Want to Improve Communication in Your Marriage or Relationship? Try These 8 Tips
You’ve heard it time and time again, and it’s true: Communication is the foundation of a healthy relationship.
Yet many couples seeking counseling say they need help communicating.
It’s not always easy, but you can learn to communicate better and manage conflicts. Try these approaches:
Relax. If you feel calm, you’re less likely to get defensive. One way to practice feeling calm is to breathe deeply. A simple relaxation strategy is to inhale to a count of four and exhale to a count of seven.
Listen to learn. Let your partner know they have been heard. You may not always agree, but relay that you are invested in understanding their point of view.
Focus on one topic at a time. If there is more than one topic to be resolved, reach an agreement on the first one before moving on.
Speak slowly, softly and briefly. After you state two or three sentences, pause. Let your partner respond. Remember, you’re engaged in a dialogue with both partners voicing concerns and both partners listening.
Focus on positivity and appreciation. Sometimes it’s difficult to like your partner when you’re in the heat of an argument. If you keep in mind that you chose to be with this person for a reason, you’re likely to communicate lovingly.
Have a sense of humor. Learning new skills is never easy. However, agreeing to experiment with new ways of interacting can be enjoyable if you poke fun at the process. Accepting that there will be bumps in the road creates a commitment to keep trying.
We, not I. If one person “wins” in an argument, the relationship usually loses. A successfully resolved conflict doesn’t have a winner and loser. Aim to share your feelings and thoughts as you work toward a solution that works for both of you.
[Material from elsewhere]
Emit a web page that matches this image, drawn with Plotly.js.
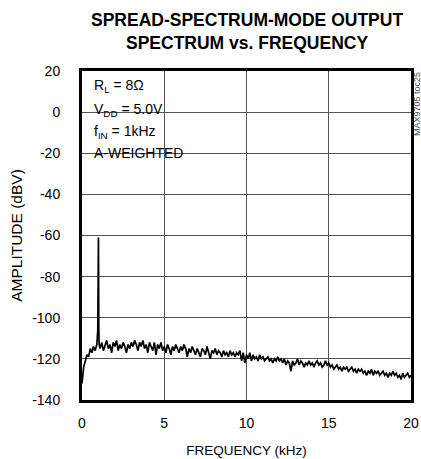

Press pause. If the communication isn’t going well, take a break. Conflicts can’t be resolved when emotions are elevated. Come back to the discussion when you’re both calm.
When a counselor can help
Sometimes communication problems are the result of deeper issues, like an unresolved betrayal from years ago. Or it could be that one or both partners are experiencing anxiety or depression and don’t have the energy or concentration to communicate well.
If the tips outlined here don’t help, it may be time to seek help from a professional counselor. A counselor can:
- Act as an objective third party who facilitates the sharing of thoughts and feelings.
- Provide a safe place to explore differences and approach difficult topics.
- Help you discover patterns that aren’t working and guide you toward new ways of interacting.